Alongside adopting technological solutions, businesses should invest in training programs to ensure employees are proficient in utilising these tools. Businesses also need to regularly update the selected tools and technologies to align with evolving business markets. 

5. Employee training and involvement to reduce business risk 

The absence of a risk-aware culture paired with the lack of recurring training initiatives may hamper business – it can hinder the effective contribution of your employees to active risk management.

Ongoing training is integral to instilling a risk-aware culture within African businesses. Regular workshops and educational initiatives empower employees to recognise, assess, and communicate potential risks. Examples of positive impact training include:

  • Cybersecurity training
  • Diversity and inclusion training
  • Leadership development training
  • Customer service training
  • Operational risk management training
  • Sales techniques training
  • Time management training
  • Team building and collaboration training
  • Communication skills training
  • Stress management training
  • Project management training
  • Regulatory compliance training

In fostering a risk-aware culture, employees become active participants in the risk management process. Their heightened awareness contributes to the early identification of potential threats, ensuring a more robust organisational response to challenges.

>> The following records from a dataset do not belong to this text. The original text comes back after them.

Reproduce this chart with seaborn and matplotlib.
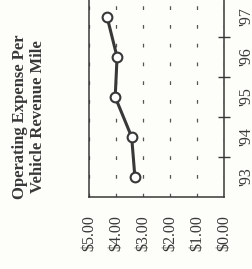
import matplotlib
matplotlib.use("Agg")
import matplotlib.pyplot as plt
import seaborn as sns

years = ["'93", "'94", "'95", "'96", "'97"]
cost = [3.30, 3.42, 4.03, 3.96, 4.33]
dollar_ticks = [0, 1, 2, 3, 4, 5]
dollar_labels = ["$0.00", "$1.00", "$2.00", "$3.00", "$4.00", "$5.00"]
title_text = "Operating Expense Per\nVehicle Revenue Mile"
mode_text = "Bus"

sns.set_style("white")
plt.rcParams['font.family'] = ['Liberation Serif', 'DejaVu Serif']

bg = "#fdfdf9"
ink = "#383838"

fig = plt.figure(figsize=(2.53, 2.69), dpi=100, facecolor=bg)
ax = fig.add_axes([89/253, 72/269, 135/253, 200/269])
ax.set_facecolor(bg)

pos = list(range(len(years)))
sns.lineplot(x=cost, y=pos, sort=False, estimator=None, ax=ax, color=ink,
             linewidth=2.2, marker="o", markersize=7, markerfacecolor="white",
             markeredgecolor=ink, markeredgewidth=1.5)

ax.set_xlim(5, 0)
ax.set_ylim(-0.5, 4.5)

# value axis (drawn horizontal because the page is turned)
ax.set_xticks(dollar_ticks)
ax.set_xticklabels(dollar_labels, rotation=90, fontsize=11.5, color=ink)
ax.tick_params(axis="x", direction="inout", length=8, width=1, color=ink, pad=9)

# year axis on the right
ax.yaxis.tick_right()
ax.set_yticks(pos)
ax.set_yticklabels(years, rotation=90, fontsize=11.5, color=ink, va="center")
ax.set_yticks([p + 0.5 for p in pos], minor=True)
ax.tick_params(axis="y", which="major", length=0, pad=10)
ax.tick_params(axis="y", which="minor", direction="inout", length=8, width=1, color=ink)

for s in ax.spines.values():
    s.set_color(ink)
    s.set_linewidth(1.1)

ax.grid(axis="x", color="#555555", linewidth=0.9, linestyle=(0, (3, 12)))
ax.grid(axis="y", visible=False)
ax.set_xlabel("")
ax.set_ylabel("")

fig.text(29/253, 1 - 117/269, title_text, rotation=90, ha="center", va="center",
         multialignment="center", fontsize=12, fontweight="bold", color=ink,
         linespacing=1.2)
fig.text(-5/253, 1 - 243/269, mode_text, rotation=90, ha="center", va="center",
         fontsize=12, fontweight="bold", color=ink)

fig.savefig("out.png", dpi=100, facecolor=bg)
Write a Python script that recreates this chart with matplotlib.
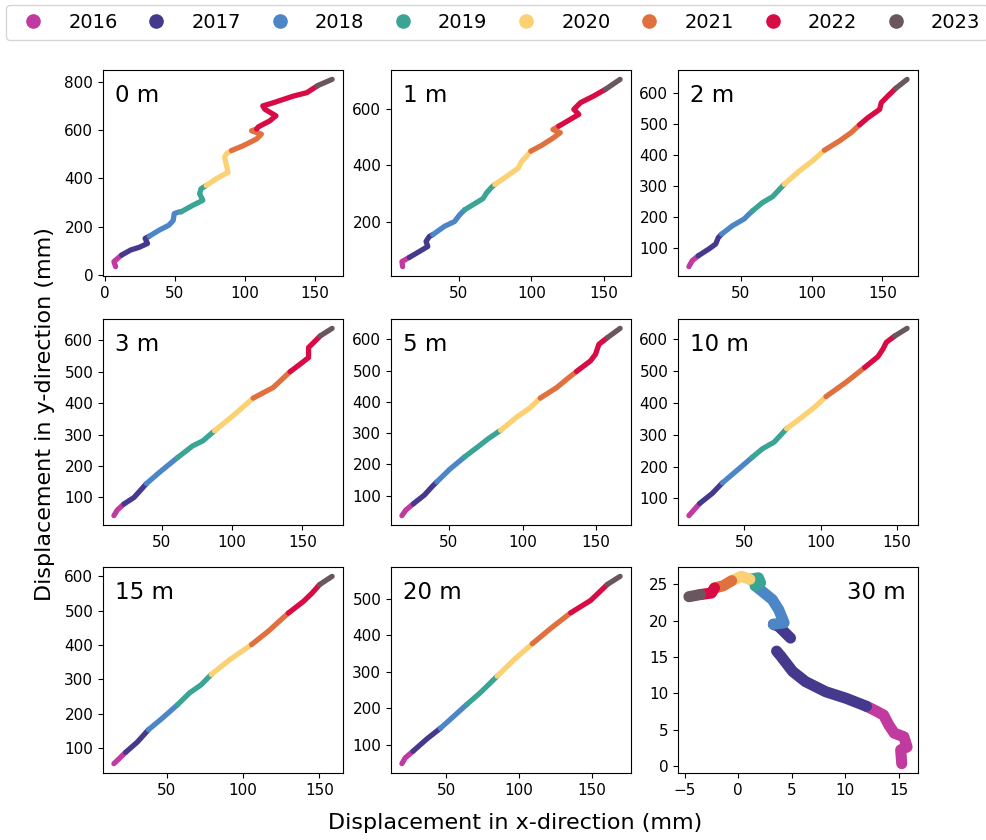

Building resilience for long-term success

Navigating the intricacies of the African business landscape requires resilience, adaptability, and a tailored approach to risk management. Learning how to reduce business risk by emphasising these enables businesses to respond effectively to changing circumstances.

Promoting a collaborative environment that encourages innovative problem-solving is critical. From implementing proactive strategies and agile business processes to leveraging technology and cultivating risk awareness —each step is critical to reducing business risk.